Ben took Lee’s hand. Together, they disappeared into the black sphere.
Book 6: Orion Inbound
One
A Pirate’s Life
Captain Daison Wan was only supposed to be on the AIC capital planet for a week. He’d do a little business, unload some cargo—legally procured and otherwise—and let the crew get a little rest and relaxation. He’d be off the rock before anyone was the wiser.
Things hadn’t turned out the way Wan had planned, but then again, when did they?
It had all gone to shit when his old friend LeFay had shown up for a night of poker while half his crew was in the city. She’d set up plenty of business for him over the years without giving him an ounce of respect, which was probably Wan’s relationship with half the people he considered friends.
She’d managed to get Wan drunker than usual, and then proceeded to taunt and insult him while taking all his money, before somehow goading him into putting his ship on the line. Since he always cheated at cards, he felt good about it—until he found out she cheated better than him.
Once she’d gathered all the money and most of Wan’s pride, she’d asked to take a tour of “her new ship.” Wan knew it was just to humiliate him, and he was waiting with a blaster to escort her out of the hangar when she
got done gloating. There was no way she was getting his ship.
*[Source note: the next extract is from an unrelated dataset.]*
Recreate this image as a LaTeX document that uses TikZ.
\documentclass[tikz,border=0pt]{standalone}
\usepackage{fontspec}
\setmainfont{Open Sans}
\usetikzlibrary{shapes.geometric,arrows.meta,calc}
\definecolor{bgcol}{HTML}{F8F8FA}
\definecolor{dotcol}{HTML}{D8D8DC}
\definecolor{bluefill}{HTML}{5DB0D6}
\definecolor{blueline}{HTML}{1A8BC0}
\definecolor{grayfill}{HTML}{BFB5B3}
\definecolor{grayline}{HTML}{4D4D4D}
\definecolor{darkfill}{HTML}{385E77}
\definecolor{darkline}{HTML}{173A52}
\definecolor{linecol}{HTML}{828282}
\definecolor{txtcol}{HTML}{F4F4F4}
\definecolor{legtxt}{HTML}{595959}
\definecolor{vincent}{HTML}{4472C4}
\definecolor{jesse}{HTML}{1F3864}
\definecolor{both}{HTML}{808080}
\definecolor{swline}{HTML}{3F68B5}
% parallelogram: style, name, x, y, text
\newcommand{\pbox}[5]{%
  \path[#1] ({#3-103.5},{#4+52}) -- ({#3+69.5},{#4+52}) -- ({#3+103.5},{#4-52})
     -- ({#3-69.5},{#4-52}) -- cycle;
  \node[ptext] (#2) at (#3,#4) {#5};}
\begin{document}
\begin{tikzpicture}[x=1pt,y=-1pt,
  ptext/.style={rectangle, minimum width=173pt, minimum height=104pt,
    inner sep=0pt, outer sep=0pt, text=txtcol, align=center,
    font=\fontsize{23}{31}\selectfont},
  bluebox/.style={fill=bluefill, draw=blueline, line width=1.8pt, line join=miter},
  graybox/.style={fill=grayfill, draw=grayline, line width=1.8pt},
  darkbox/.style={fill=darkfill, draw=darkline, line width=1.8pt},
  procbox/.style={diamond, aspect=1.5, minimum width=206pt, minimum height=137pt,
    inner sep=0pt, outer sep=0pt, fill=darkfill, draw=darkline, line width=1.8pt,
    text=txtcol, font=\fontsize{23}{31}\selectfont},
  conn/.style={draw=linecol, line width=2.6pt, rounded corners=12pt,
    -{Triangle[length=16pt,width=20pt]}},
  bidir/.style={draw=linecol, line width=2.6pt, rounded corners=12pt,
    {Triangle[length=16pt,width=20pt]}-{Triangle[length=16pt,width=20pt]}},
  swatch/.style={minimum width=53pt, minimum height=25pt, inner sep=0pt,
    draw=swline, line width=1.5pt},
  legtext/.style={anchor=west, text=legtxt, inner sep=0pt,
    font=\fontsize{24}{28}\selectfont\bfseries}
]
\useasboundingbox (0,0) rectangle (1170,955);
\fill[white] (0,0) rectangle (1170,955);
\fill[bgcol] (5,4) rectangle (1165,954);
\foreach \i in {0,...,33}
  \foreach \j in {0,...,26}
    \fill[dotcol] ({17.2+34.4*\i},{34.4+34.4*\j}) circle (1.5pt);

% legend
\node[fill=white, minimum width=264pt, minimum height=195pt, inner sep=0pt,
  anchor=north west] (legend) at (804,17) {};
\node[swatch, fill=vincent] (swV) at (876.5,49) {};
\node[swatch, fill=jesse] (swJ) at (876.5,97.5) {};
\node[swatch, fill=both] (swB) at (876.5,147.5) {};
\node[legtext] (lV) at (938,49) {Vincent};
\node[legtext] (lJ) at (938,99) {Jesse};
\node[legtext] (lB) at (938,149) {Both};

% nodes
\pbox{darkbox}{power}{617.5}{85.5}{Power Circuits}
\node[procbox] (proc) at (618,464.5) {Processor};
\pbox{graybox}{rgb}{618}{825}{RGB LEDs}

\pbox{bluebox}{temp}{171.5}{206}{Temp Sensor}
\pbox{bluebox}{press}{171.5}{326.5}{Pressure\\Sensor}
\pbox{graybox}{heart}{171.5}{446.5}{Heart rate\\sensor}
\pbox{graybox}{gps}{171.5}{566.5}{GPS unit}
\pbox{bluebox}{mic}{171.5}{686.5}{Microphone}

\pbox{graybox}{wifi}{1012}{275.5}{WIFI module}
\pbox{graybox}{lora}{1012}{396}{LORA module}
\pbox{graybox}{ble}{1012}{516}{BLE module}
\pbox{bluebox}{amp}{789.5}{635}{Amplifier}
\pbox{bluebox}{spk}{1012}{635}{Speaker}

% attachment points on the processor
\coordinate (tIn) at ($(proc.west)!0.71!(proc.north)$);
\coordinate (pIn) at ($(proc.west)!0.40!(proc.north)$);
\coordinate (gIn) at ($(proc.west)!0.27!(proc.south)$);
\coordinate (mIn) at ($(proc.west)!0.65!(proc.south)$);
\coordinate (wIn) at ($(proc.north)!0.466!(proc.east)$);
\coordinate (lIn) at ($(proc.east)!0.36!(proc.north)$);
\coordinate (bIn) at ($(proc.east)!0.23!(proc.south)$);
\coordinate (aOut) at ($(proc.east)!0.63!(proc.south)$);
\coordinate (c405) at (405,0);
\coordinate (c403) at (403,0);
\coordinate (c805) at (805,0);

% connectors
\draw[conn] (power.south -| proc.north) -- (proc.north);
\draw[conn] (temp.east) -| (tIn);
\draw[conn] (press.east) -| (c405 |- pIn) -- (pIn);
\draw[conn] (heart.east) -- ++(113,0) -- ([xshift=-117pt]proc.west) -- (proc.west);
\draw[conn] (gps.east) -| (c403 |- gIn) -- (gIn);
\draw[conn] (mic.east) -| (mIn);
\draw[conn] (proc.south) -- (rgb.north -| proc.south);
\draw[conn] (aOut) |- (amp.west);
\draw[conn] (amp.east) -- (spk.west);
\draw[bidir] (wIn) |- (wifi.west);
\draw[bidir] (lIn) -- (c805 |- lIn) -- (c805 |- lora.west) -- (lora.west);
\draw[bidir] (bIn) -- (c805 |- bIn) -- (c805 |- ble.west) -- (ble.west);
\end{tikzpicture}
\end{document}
She had to know that.
But the joke was on Wan when LeFay managed to kill the power to the hangar from within the ship, and then slipped out while Wan and the rest of his boys were trying to figure out what had happened.
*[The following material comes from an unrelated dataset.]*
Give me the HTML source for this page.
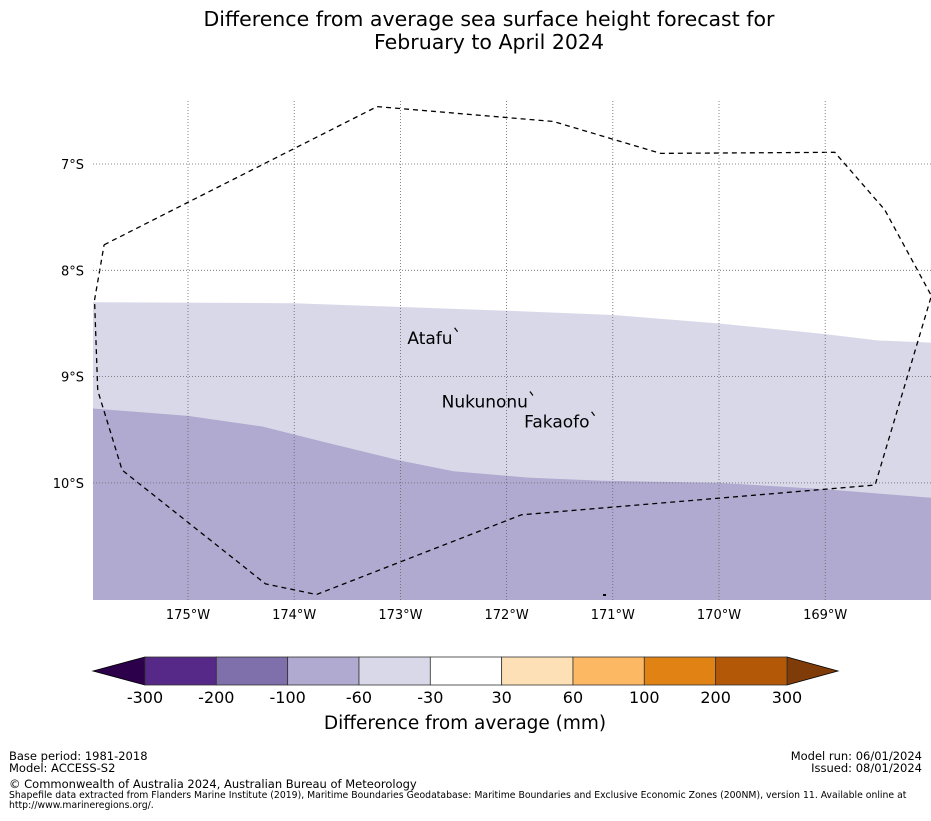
<!DOCTYPE html>
<html><head><meta charset="utf-8"><style>
body{margin:0;background:#fff;font-family:"Liberation Sans","DejaVu Sans",sans-serif}
svg text{font-family:"DejaVu Sans","Liberation Sans",sans-serif}
</style></head><body>
<svg id="c" width="931" height="816" xmlns="http://www.w3.org/2000/svg">
<rect width="931" height="816" fill="#fff"/>
<text x="489" y="26" font-size="20.5" text-anchor="middle">Difference from average sea surface height forecast for</text>
<text x="489" y="49" font-size="20.5" text-anchor="middle">February to April 2024</text>
<g id="map"></g>
<g id="cb"></g>
<text x="465" y="729" font-size="18.5" text-anchor="middle">Difference from average (mm)</text>
<g font-size="11.5" font-family="Liberation Sans,sans-serif">
<text x="9" y="760">Base period: 1981-2018</text>
<text x="9" y="772">Model: ACCESS-S2</text>
<text x="922" y="760" text-anchor="end">Model run: 06/01/2024</text>
<text x="922" y="772" text-anchor="end">Issued: 08/01/2024</text>
<text x="9" y="788">© Commonwealth of Australia 2024, Australian Bureau of Meteorology</text>
</g>
<text x="9" y="798" font-size="9.3" font-family="Liberation Sans,sans-serif">Shapefile data extracted from Flanders Marine Institute (2019), Maritime Boundaries Geodatabase: Maritime Boundaries and Exclusive Economic Zones (200NM), version 11. Available online at</text>
<text x="9" y="808" font-size="9.3" font-family="Liberation Sans,sans-serif">http://www.marineregions.org/.</text>
</svg>
<script>
const lonTicks=[175,174,173,172,171,170,169];
const latTicks=[7,8,9,10];
const eezLon=[175.79,173.22,171.56,170.55,168.91,168.44,168.00,168.53,171.86,173.79,174.27,175.62,175.85,175.88,175.79];
const eezLat=[7.76,6.46,6.60,6.90,6.89,7.43,8.24,10.02,10.30,11.05,10.95,9.88,9.13,8.28,7.76];
const band60Lon=[175.9,174.0,172.0,171.0,170.0,169.0,168.5,168.0];
const band60Lat=[8.30,8.31,8.38,8.42,8.50,8.60,8.66,8.68];
const band100Lon=[175.9,175.0,174.3,173.7,173.0,172.5,171.8,171.1,170.0,169.0,168.0];
const band100Lat=[9.30,9.37,9.47,9.62,9.79,9.89,9.95,9.98,10.00,10.06,10.14];
const islands=["Atafu","Nukunonu","Fakaofo"];
const islandLon=[172.49,171.78,171.20];
const islandLat=[8.55,9.15,9.34];
const cbLabels=["-300","-200","-100","-60","-30","30","60","100","200","300"];
const cbColors=["#562888","#7f6faa","#b0a9d0","#d8d8e9","#ffffff","#fee0b6","#fdb863","#e08214","#b35806"];
const X0=93,X1=931,Y0=101,Y1=600;
const x=lon=>188+(175-lon)*106.2;
const y=lat=>164+(lat-7)*106.3;
const NS="http://www.w3.org/2000/svg";
function mk(t,a,p){const e=document.createElementNS(NS,t);for(const k in a)e.setAttribute(k,a[k]);p.appendChild(e);return e;}
const map=document.getElementById('map');
const clip=mk('clipPath',{id:'mc'},map);mk('rect',{x:X0,y:Y0-10,width:X1-X0,height:Y1-Y0+10},clip);
const g=mk('g',{'clip-path':'url(#mc)'},map);
let d1="M"+band60Lon.map((l,i)=>x(l)+","+y(band60Lat[i])).join(" L")+` L${X1},${Y1} L${X0},${Y1}Z`;
const p1=mk('path',{d:d1,fill:'#d8d8e9'},g);


let d2="M"+band100Lon.map((l,i)=>x(l)+","+y(band100Lat[i])).join(" L")+` L${X1},${Y1} L${X0},${Y1}Z`;
const p2=mk('path',{d:d2,fill:'#b0a9d0'},g);


lonTicks.forEach(l=>{const ln=mk('line',{x1:x(l),x2:x(l),y1:Y0,y2:Y1,stroke:'#666','stroke-width':0.8,'stroke-dasharray':'1,2'},map);

const t=mk('text',{x:x(l),y:619,'font-size':13,'text-anchor':'middle'},map);t.textContent=l+"°W";
});
latTicks.forEach(l=>{const ln=mk('line',{x1:X0,x2:X1,y1:y(l),y2:y(l),stroke:'#666','stroke-width':0.8,'stroke-dasharray':'1,2'},map);

const t=mk('text',{x:84,y:y(l)+5,'font-size':13,'text-anchor':'end'},map);t.textContent=l+"°S";
});
const eez=mk('polyline',{points:eezLon.map((l,i)=>x(l)+","+y(eezLat[i])).join(" "),fill:'none',stroke:'#000','stroke-width':1.3,'stroke-dasharray':'5,4'},g);

islands.forEach((n,i)=>{const t=mk('text',{x:x(islandLon[i])-2,y:y(islandLat[i])+15,'font-size':17,'text-anchor':'end'},map);t.textContent=n;

const m=mk('line',{x1:x(islandLon[i]),y1:y(islandLat[i])-1,x2:x(islandLon[i])+3,y2:y(islandLat[i])+3,stroke:'#000','stroke-width':1.2},map);
});
const cb=document.getElementById('cb');
const CX0=145,CW=71.33,CY=657,CH=28;
const la=mk('polygon',{points:`93,671 ${CX0},${CY} ${CX0},${CY+CH}`,fill:'#2d004b',stroke:'#000','stroke-width':0.8},cb);

const ex=CX0+CW*cbColors.length;
const ra=mk('polygon',{points:`${ex},${CY} 838,671 ${ex},${CY+CH}`,fill:'#7f3b08',stroke:'#000','stroke-width':0.8},cb);

cbColors.forEach((c,i)=>{const r=mk('rect',{x:CX0+i*CW,y:CY,width:CW,height:CH,fill:c,stroke:'#333','stroke-width':0.8},cb);
});
cbLabels.forEach((s,i)=>{const t=mk('text',{x:CX0+i*CW,y:703,'font-size':16,'text-anchor':'middle'},cb);t.textContent=s;
});
const dot=mk('rect',{x:603,y:594,width:3,height:2,fill:'#000'},map);

</script>
</body></html>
He assumed that humiliation was the end of it, until one of the shit-for-brains he paid to maintain the ship told him the next day that LeFay had managed to somehow lock them out of the flight controls.
That had been on the second day on the planet. Wan knew that with enough money and enough bribes, he could find someone to fix what she’d done, but it was going to throw off his schedule and his profits. In the end, he was sure she’d be back in a week or two, demanding a piece of his action in return for letting him use her ship. Whatever. He could wait her out.
Two days later, he found out he was wrong. When the UEF attacked Vassar-1 with their huge dreadnoughts, Wan and the rest of his crew were trapped.
Wan was smart enough to not be courageous. He ordered his men to stay underground in their little base. Soon enough, whatever was happening would blow over. It always did. That’s how the universe worked. Once the coast was clear, he’d get a hacker to fix what LeFay had done, and they’d leave. Or, depending on the situation on-planet, look for a way to profit first, and then leave. His whole career had been built on these little disturbances in the universe.
This little disturbance, however, had grown out of hand. Wan had listened on his back-channel network as the word had gone out to the rest of the Outer Colonies about the battle over Vassar-1. He’d been as shocked as anyone when he’d learned the fight had led to the complete annihilation of the AIC capital.
The Outer Colonies were amassing their forces, dead set on getting revenge against Earth. There must be some command structure out there, because the official channels were full of surprisingly accurate chatter. A counterattack was coming. Wan could feel it in his pirate bones. While there might be profit in that, too, he’d had enough of this little high-stakes drama. He was ready to get off-planet and on his way.